Княжна Марья предложила графине отпустить с собой Наташу в Москву, и мать и отец радостно согласились на это предложение, с каждым днем замечая упадок физических сил дочери и полагая для нее полезным и перемену места, и помощь московских врачей.
– Я никуда не поеду, – отвечала Наташа, когда ей сделали это предложение, – только, пожалуйста, оставьте меня, – сказала она и выбежала из комнаты, с трудом удерживая слезы не столько горя, сколько досады и озлобления.
После того как она почувствовала себя покинутой княжной Марьей и одинокой в своем горе, Наташа большую часть времени, одна в своей комнате, сидела с ногами в углу дивана, и, что нибудь разрывая или переминая своими тонкими, напряженными пальцами, упорным, неподвижным взглядом смотрела на то, на чем останавливались глаза. Уединение это изнуряло, мучило ее; но оно было для нее необходимо.

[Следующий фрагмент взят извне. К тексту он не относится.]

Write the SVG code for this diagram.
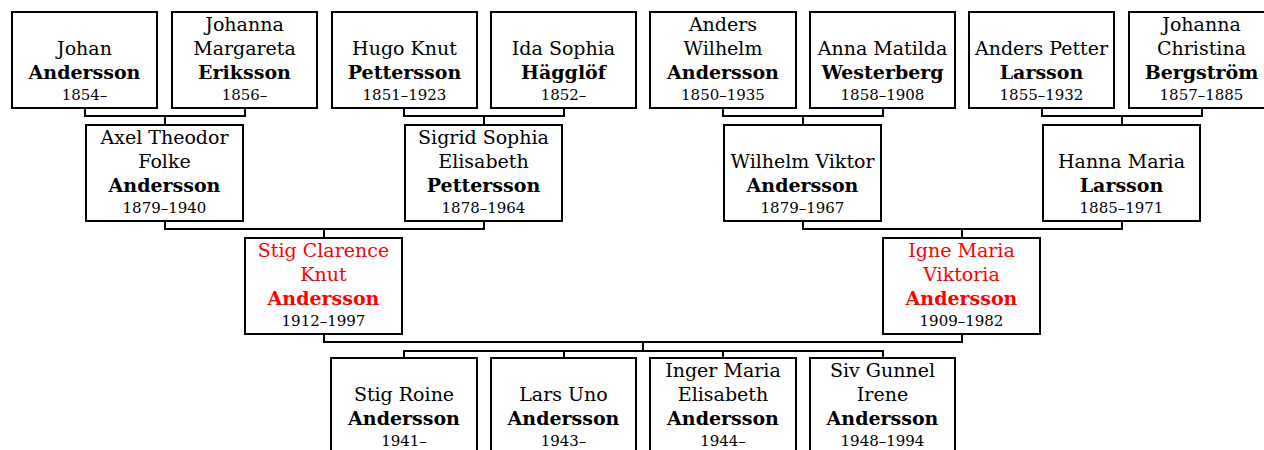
<svg xmlns="http://www.w3.org/2000/svg" width="1264" height="450" viewBox="0 0 1264 450">
<style>
.box{fill:#fff;stroke:#000;stroke-width:2}
.c{fill:none;stroke:#000;stroke-width:2}
text{font-family:"DejaVu Serif","Liberation Serif",serif;font-size:19px;text-anchor:middle;fill:#000}
.b{font-weight:bold}
.y{font-size:15px}
.r{fill:#f00}
</style>
<rect width="1264" height="450" fill="#fff"/>
<g id="connectors">
<path class="c" d="M85 109V116H245V109M165 116V124M404 109V116H564V109M484 116V124M723 109V116H883V109M803 116V124M1042 109V116H1202V109M1122 116V124"/>
<path class="c" d="M165 222V229H484V222M324 229V237M803 222V229H1122V222M962 229V237"/>
<path class="c" d="M324 335V342H962V335M643 342V351M404 357V351H883V357M564 351V357M723 351V357"/>
</g>
<g id="n1"><rect class="box" x="12" y="12" width="145" height="96"/><text x="84.5" y="55">Johan</text><text class="b" x="84.5" y="79">Andersson</text><text class="y" x="84.5" y="100">1854–</text></g>
<g id="n2"><rect class="box" x="172" y="12" width="145" height="96"/><text x="244.5" y="31">Johanna</text><text x="244.5" y="55">Margareta</text><text class="b" x="244.5" y="79">Eriksson</text><text class="y" x="244.5" y="100">1856–</text></g>
<g id="n3"><rect class="box" x="332" y="12" width="145" height="96"/><text x="404.5" y="55">Hugo Knut</text><text class="b" x="404.5" y="79">Pettersson</text><text class="y" x="404.5" y="100">1851–1923</text></g>
<g id="n4"><rect class="box" x="491" y="12" width="145" height="96"/><text x="563.5" y="55">Ida Sophia</text><text class="b" x="563.5" y="79">Hägglöf</text><text class="y" x="563.5" y="100">1852–</text></g>
<g id="n5"><rect class="box" x="650" y="12" width="146" height="96"/><text x="723" y="31">Anders</text><text x="723" y="55">Wilhelm</text><text class="b" x="723" y="79">Andersson</text><text class="y" x="723" y="100">1850–1935</text></g>
<g id="n6"><rect class="box" x="810" y="12" width="145" height="96"/><text x="882.5" y="55">Anna Matilda</text><text class="b" x="882.5" y="79">Westerberg</text><text class="y" x="882.5" y="100">1858–1908</text></g>
<g id="n7"><rect class="box" x="969" y="12" width="145" height="96"/><text x="1041.5" y="55">Anders Petter</text><text class="b" x="1041.5" y="79">Larsson</text><text class="y" x="1041.5" y="100">1855–1932</text></g>
<g id="n8"><rect class="box" x="1129" y="12" width="145" height="96"/><text x="1201.5" y="31">Johanna</text><text x="1201.5" y="55">Christina</text><text class="b" x="1201.5" y="79">Bergström</text><text class="y" x="1201.5" y="100">1857–1885</text></g>
<g id="n9"><rect class="box" x="86" y="125" width="157" height="96"/><text x="164.5" y="144">Axel Theodor</text><text x="164.5" y="168">Folke</text><text class="b" x="164.5" y="192">Andersson</text><text class="y" x="164.5" y="213">1879–1940</text></g>
<g id="n10"><rect class="box" x="405" y="125" width="157" height="96"/><text x="483.5" y="144">Sigrid Sophia</text><text x="483.5" y="168">Elisabeth</text><text class="b" x="483.5" y="192">Pettersson</text><text class="y" x="483.5" y="213">1878–1964</text></g>
<g id="n11"><rect class="box" x="724" y="125" width="157" height="96"/><text x="802.5" y="168">Wilhelm Viktor</text><text class="b" x="802.5" y="192">Andersson</text><text class="y" x="802.5" y="213">1879–1967</text></g>
<g id="n12"><rect class="box" x="1043" y="125" width="157" height="96"/><text x="1121.5" y="168">Hanna Maria</text><text class="b" x="1121.5" y="192">Larsson</text><text class="y" x="1121.5" y="213">1885–1971</text></g>
<g id="n13"><rect class="box" x="245" y="238" width="157" height="96"/><text class="r" x="323.5" y="257">Stig Clarence</text><text class="r" x="323.5" y="281">Knut</text><text class="b r" x="323.5" y="305">Andersson</text><text class="y" x="323.5" y="326">1912–1997</text></g>
<g id="n14"><rect class="box" x="883" y="238" width="157" height="96"/><text class="r" x="961.5" y="257">Igne Maria</text><text class="r" x="961.5" y="281">Viktoria</text><text class="b r" x="961.5" y="305">Andersson</text><text class="y" x="961.5" y="326">1909–1982</text></g>
<g id="n15"><rect class="box" x="331" y="358" width="146" height="96"/><text x="404" y="401">Stig Roine</text><text class="b" x="404" y="425">Andersson</text><text class="y" x="404" y="446">1941–</text></g>
<g id="n16"><rect class="box" x="491" y="358" width="145" height="96"/><text x="563.5" y="401">Lars Uno</text><text class="b" x="563.5" y="425">Andersson</text><text class="y" x="563.5" y="446">1943–</text></g>
<g id="n17"><rect class="box" x="650" y="358" width="146" height="96"/><text x="723" y="377">Inger Maria</text><text x="723" y="401">Elisabeth</text><text class="b" x="723" y="425">Andersson</text><text class="y" x="723" y="446">1944–</text></g>
<g id="n18"><rect class="box" x="810" y="358" width="145" height="96"/><text x="882.5" y="377">Siv Gunnel</text><text x="882.5" y="401">Irene</text><text class="b" x="882.5" y="425">Andersson</text><text class="y" x="882.5" y="446">1948–1994</text></g>
</svg>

Как только кто нибудь входил к ней, она быстро вставала, изменяла положение и выражение взгляда и бралась за книгу или шитье, очевидно с нетерпением ожидая ухода того, кто помешал ей.
Ей все казалось, что она вот вот сейчас поймет, проникнет то, на что с страшным, непосильным ей вопросом устремлен был ее душевный взгляд.
В конце декабря, в черном шерстяном платье, с небрежно связанной пучком косой, худая и бледная, Наташа сидела с ногами в углу дивана, напряженно комкая и распуская концы пояса, и смотрела на угол двери.
Она смотрела туда, куда ушел он, на ту сторону жизни. И та сторона жизни, о которой она прежде никогда не думала, которая прежде ей казалась такою далекою, невероятною, теперь была ей ближе и роднее, понятнее, чем эта сторона жизни, в которой все было или пустота и разрушение, или страдание и оскорбление.
Она смотрела туда, где она знала, что был он; но она не могла его видеть иначе, как таким, каким он был здесь. Она видела его опять таким же, каким он был в Мытищах, у Троицы, в Ярославле.
Она видела его лицо, слышала его голос и повторяла его слова и свои слова, сказанные ему, и иногда придумывала за себя и за него новые слова, которые тогда могли бы быть сказаны.
Вот он лежит на кресле в своей бархатной шубке, облокотив голову на худую, бледную руку. Грудь его страшно низка и плечи подняты. Губы твердо сжаты, глаза блестят, и на бледном лбу вспрыгивает и исчезает морщина. Одна нога его чуть заметно быстро дрожит. Наташа знает, что он борется с мучительной болью. «Что такое эта боль? Зачем боль? Что он чувствует? Как у него болит!» – думает Наташа. Он заметил ее вниманье, поднял глаза и, не улыбаясь, стал говорить.
«Одно ужасно, – сказал он, – это связать себя навеки с страдающим человеком. Это вечное мученье». И он испытующим взглядом – Наташа видела теперь этот взгляд – посмотрел на нее. Наташа, как и всегда, ответила тогда прежде, чем успела подумать о том, что она отвечает; она сказала: «Это не может так продолжаться, этого не будет, вы будете здоровы – совсем».
Она теперь сначала видела его и переживала теперь все то, что она чувствовала тогда. Она вспомнила продолжительный, грустный, строгий взгляд его при этих словах и поняла значение упрека и отчаяния этого продолжительного взгляда.